The boss has been on a secondment for several months. Only now he is back.
The sweet lady who had swapped jobs with him is no more and I, for one, am ecstatic.
Screw approachability – I demand a lack of respect. You needn’t think you are going to motivate me by treating me like a valued employee.
Like Morgan Freeman’s Red in The Shawshank Redemption, I have been institutionalised.
I and the other Pavlovian dogs who work here were almost frenetic in our anticipation of being on the receiving end once again of Big Boss Tanaka’s unique management “style”.
He didn’t disappoint:
- Upon being told that a lady was off ill today and that she had looked rough the day before, he responded “How can you tell the difference?”
- The number of inappropriate emails sent to the Bulgarian blonde on his first day back – 10
- Number of minutes in an important meeting with the overall director – 90 (Well that’s actually 90 minutes outside smoking fags and chatting to his mates about golf, not realising that we can see him from the back window of our office)
After he had finished his taxing first day back, he beckoned me over with his nicotine stained fingers.

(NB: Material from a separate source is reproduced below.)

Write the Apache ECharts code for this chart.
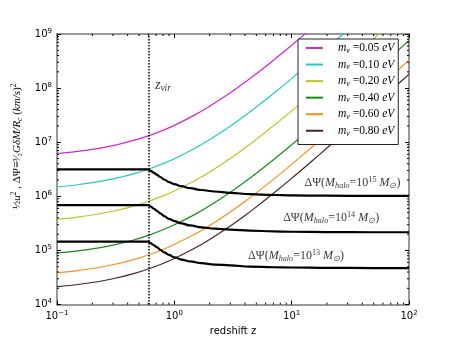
<!DOCTYPE html>
<html>
<head>
<meta charset="utf-8">
<script src="https://cdn.jsdelivr.net/npm/echarts@6/dist/echarts.min.js"></script>
<style>
html, body { margin: 0; padding: 0; background: #fff; }
#charts { width: 455px; height: 341px; }
</style>
</head>
<body>
<div id="charts"></div>
<script>
// redshift points used for the neutrino curves
var zNu = [0.1, 0.15, 0.2, 0.3, 0.45, 0.6, 0.8, 1, 1.5, 2, 3, 4, 5, 7, 10, 15, 20, 30, 50, 70, 100];
var nu005 = [6.2e6, 6.78e6, 7.38e6, 8.66e6, 1.08e7, 1.31e7, 1.66e7, 2.05e7, 3.2e7, 4.61e7, 8.2e7, 1.28e8, 1.84e8, 3.28e8, 6.2e8, 1.31e9];
var nu010 = [1.5e6, 1.64e6, 1.79e6, 2.1e6, 2.61e6, 3.17e6, 4.02e6, 4.96e6, 7.75e6, 1.12e7, 1.98e7, 3.1e7, 4.46e7, 7.93e7, 1.5e8, 3.17e8, 5.47e8, 1.19e9];
var nu020 = [3.8e5, 4.15e5, 4.52e5, 5.31e5, 6.6e5, 8.04e5, 1.02e6, 1.26e6, 1.96e6, 2.83e6, 5.02e6, 7.85e6, 1.13e7, 2.01e7, 3.8e7, 8.04e7, 1.39e8, 3.02e8, 8.17e8, 1.58e9];
var nu040 = [9.0e4, 9.84e4, 1.07e5, 1.26e5, 1.56e5, 1.9e5, 2.41e5, 2.98e5, 4.65e5, 6.69e5, 1.19e6, 1.86e6, 2.68e6, 4.76e6, 9.0e6, 1.9e7, 3.28e7, 7.15e7, 1.93e8, 3.75e8, 7.59e8];
var nu060 = [3.9e4, 4.26e4, 4.64e4, 5.45e4, 6.78e4, 8.25e4, 1.04e5, 1.29e5, 2.01e5, 2.9e5, 5.16e5, 8.06e5, 1.16e6, 2.06e6, 3.9e6, 8.25e6, 1.42e7, 3.1e7, 8.38e7, 1.62e8, 3.29e8];
var nu080 = [2.15e4, 2.35e4, 2.56e4, 3.0e4, 3.74e4, 4.55e4, 5.76e4, 7.11e4, 1.11e5, 1.6e5, 2.84e5, 4.44e5, 6.4e5, 1.14e6, 2.15e6, 4.55e6, 7.84e6, 1.71e7, 4.62e7, 8.96e7, 1.81e8];
var nuNames = ['m_ν =0.05 eV', 'm_ν =0.10 eV', 'm_ν =0.20 eV', 'm_ν =0.40 eV', 'm_ν =0.60 eV', 'm_ν =0.80 eV'];
var nuColors = ['#d126d1', '#26c8c8', '#c2c226', '#168c16', '#ff8c1a', '#4a2222'];

// halo potential curves
var zHalo = [0.1, 0.6, 0.63, 0.67, 0.71, 0.76, 0.82, 0.9, 1.0, 1.15, 1.36, 1.7, 2.2, 3, 4.4, 7, 10, 20, 50, 100];
var halo15 = [3.15e6, 3.15e6, 2.95e6, 2.72e6, 2.5e6, 2.28e6, 2.05e6, 1.84e6, 1.68e6, 1.54e6, 1.42e6, 1.31e6, 1.23e6, 1.16e6, 1.1e6, 1.06e6, 1.04e6, 1.03e6, 1.02e6, 1.02e6];
var halo14 = [6.9e5, 6.9e5, 6.45e5, 5.9e5, 5.4e5, 4.85e5, 4.3e5, 3.85e5, 3.5e5, 3.18e5, 2.9e5, 2.68e5, 2.53e5, 2.43e5, 2.33e5, 2.25e5, 2.22e5, 2.19e5, 2.17e5, 2.17e5];
var halo13 = [1.46e5, 1.46e5, 1.36e5, 1.25e5, 1.15e5, 1.03e5, 9.2e4, 8.3e4, 7.5e4, 6.8e4, 6.3e4, 5.85e4, 5.5e4, 5.3e4, 5.05e4, 4.9e4, 4.85e4, 4.78e4, 4.74e4, 4.73e4];
var haloExp = ['15', '14', '13'];
var haloLabelAt = [[33, 1.75e6], [21.7, 3.98e5], [10.9, 7.95e4]];

var zVir = 0.6;
var zVirLabelAt = [0.8, 1.12e8];

var xMinor = [0.2, 0.3, 0.4, 0.5, 0.6, 0.7, 0.8, 0.9, 2, 3, 4, 5, 6, 7, 8, 9, 20, 30, 40, 50, 60, 70, 80, 90];
var yMinor = [2e4, 3e4, 4e4, 5e4, 6e4, 7e4, 8e4, 9e4, 2e5, 3e5, 4e5, 5e5, 6e5, 7e5, 8e5, 9e5,
    2e6, 3e6, 4e6, 5e6, 6e6, 7e6, 8e6, 9e6, 2e7, 3e7, 4e7, 5e7, 6e7, 7e7, 8e7, 9e7,
    2e8, 3e8, 4e8, 5e8, 6e8, 7e8, 8e8, 9e8];

function pairs(xs, ys) {
    var out = [];
    for (var i = 0; i < ys.length; i++) out.push([xs[i], ys[i]]);
    return out;
}

var serif = 'Liberation Serif';
function mathRich(size) {
    return {
        t: { fontFamily: serif, fontSize: size, color: '#000', lineHeight: size + 2 },
        i: { fontFamily: serif, fontStyle: 'italic', fontSize: size, color: '#000', lineHeight: size + 2 },
        sub: { fontFamily: serif, fontStyle: 'italic', fontSize: size * 0.68, color: '#000', verticalAlign: 'bottom', lineHeight: 9 },
        sup: { fontFamily: serif, fontSize: size * 0.68, color: '#000', verticalAlign: 'top', lineHeight: 9 },
        g: { width: 10 }
    };
}
var tickRich = {
    b: { fontFamily: 'DejaVu Sans', fontSize: 10, color: '#000', lineHeight: 13 },
    e: { fontFamily: 'DejaVu Sans', fontSize: 7, color: '#000', verticalAlign: 'top', lineHeight: 8 }
};
function powLabel(v) {
    var e = Math.round(Math.log(v) / Math.LN10);
    return '{b|10}{e|' + (e < 0 ? '−' + (-e) : e) + '}';
}

var frame = { show: true, lineStyle: { color: '#777', width: 1.5 } };

function logAxis(pos, min, max, labels) {
    return {
        type: 'log', logBase: 10, min: min, max: max, position: pos,
        axisLine: frame,
        axisTick: { show: true, inside: true, length: 4, lineStyle: { color: '#000', width: 1 } },
        axisLabel: { show: labels, formatter: powLabel, rich: tickRich, margin: 5 },
        splitLine: { show: false }
    };
}

var xAxes = [logAxis('bottom', 0.1, 100, true), logAxis('top', 0.1, 100, false)];
xAxes[0].name = 'redshift z';
xAxes[0].nameLocation = 'middle';
xAxes[0].nameGap = 17;
xAxes[0].nameTextStyle = { fontFamily: 'DejaVu Sans', fontSize: 10, color: '#000' };

var yAxes = [logAxis('left', 1e4, 1e9, true), logAxis('right', 1e4, 1e9, false)];
yAxes[0].name = '{t|½}{i|u}{sup|2}{t| , ΔΨ≡}{t|³⁄₂}{i|GδM/R}{sub|c}{t| (}{i|km/s}{t|)}{sup|2}';
yAxes[0].nameLocation = 'middle';
yAxes[0].nameGap = 26;
yAxes[0].nameTextStyle = { rich: mathRich(11), padding: [0, 0, 0, 46] };

var nuData = [nu005, nu010, nu020, nu040, nu060, nu080];
var series = [];
nuData.forEach(function (vals, i) {
    series.push({
        name: nuNames[i], type: 'line', symbol: 'none', smooth: 0.3,
        lineStyle: { color: nuColors[i], width: 1.2 }, itemStyle: { color: nuColors[i] },
        data: pairs(zNu, vals), z: 2
    });
});
[halo15, halo14, halo13].forEach(function (vals, i) {
    var s = {
        name: 'halo' + haloExp[i], type: 'line', symbol: 'none', smooth: 0.4, smoothMonotone: 'x',
        lineStyle: { color: '#000', width: 2.2 }, itemStyle: { color: '#000' },
        data: pairs(zHalo, vals), z: 3
    };
    if (i === 0) {
        s.markLine = {
            silent: true, symbol: 'none', label: { show: false },
            lineStyle: { color: '#000', type: 'dotted', width: 1.5 },
            data: [{ xAxis: zVir }]
        };
    }
    series.push(s);
});

// minor ticks on all four sides, placed through the axes' own scales
series.push({
    type: 'custom', silent: true, z: 5,
    data: xMinor.map(function (v) { return [v, 1e4]; }),
    renderItem: function (params, api) {
        var b = api.coord([api.value(0), 1e4]);
        var t = api.coord([api.value(0), 1e9]);
        var st = { stroke: '#000', lineWidth: 1 };
        return { type: 'group', children: [
            { type: 'line', shape: { x1: b[0], y1: b[1], x2: b[0], y2: b[1] - 2 }, style: st },
            { type: 'line', shape: { x1: t[0], y1: t[1], x2: t[0], y2: t[1] + 2 }, style: st }
        ] };
    }
});
series.push({
    type: 'custom', silent: true, z: 5,
    data: yMinor.map(function (v) { return [0.1, v]; }),
    renderItem: function (params, api) {
        var l = api.coord([0.1, api.value(1)]);
        var r = api.coord([100, api.value(1)]);
        var st = { stroke: '#000', lineWidth: 1 };
        return { type: 'group', children: [
            { type: 'line', shape: { x1: l[0], y1: l[1], x2: l[0] + 2, y2: l[1] }, style: st },
            { type: 'line', shape: { x1: r[0], y1: r[1], x2: r[0] - 2, y2: r[1] }, style: st }
        ] };
    }
});

var labelData = haloLabelAt.map(function (p, i) {
    return {
        value: p,
        label: { formatter: '{t|ΔΨ(}{i|M}{sub|halo}{t|=10}{sup|' + haloExp[i] + '}{t| }{i|M}{sub|⊙}{t|)}' }
    };
});
labelData.push({ value: zVirLabelAt, label: { formatter: '{i|z}{sub|vir}', rich: mathRich(14) } });
series.push({
    name: 'labels', type: 'scatter', symbolSize: 0, silent: true,
    label: { show: true, position: 'inside', rich: mathRich(12) },
    data: labelData, z: 4
});

var myChart = echarts.init(document.getElementById('charts'));
var option = {
    animation: false,
    grid: { left: 57, right: 46, top: 34, bottom: 35 },
    legend: {
        data: nuNames, orient: 'vertical', left: 298, top: 39,
        padding: [3, 4, 7, 8], itemGap: 3.8, itemWidth: 17, itemHeight: 2, icon: 'rect',
        backgroundColor: '#fff', borderColor: '#222', borderWidth: 1,
        formatter: function (name) {
            var v = name.split('=')[1].split(' ')[0];
            return '{g|}{i|m}{sub|ν}{t| =' + v + ' }{i|eV}';
        },
        textStyle: { rich: mathRich(11.5) }
    },
    xAxis: xAxes,
    yAxis: yAxes,
    series: series
};
myChart.setOption(option);
</script>
</body>
</html>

Whenever I walk over to his desk in our open plan office, I always make sure that I arrive at the side of it. Otherwise, if I face him front on, I get a full blast of his pungent coffee breath and day three clothing smell.
He didn’t want much.
Just the data for the last few months that he hasn’t been there; the individual performance of each agent; the results from each English court where we have lodged possession claims; the court results according to our solicitors; the cash inflows; the write offs; the repossessed properties volume; the height that one has to jump to entertain Big Boss Tanaka.
I walked away with a warm, three hours’ unpaid overtime nestling in my pocket. I murmured gently to myself: “He’s back.”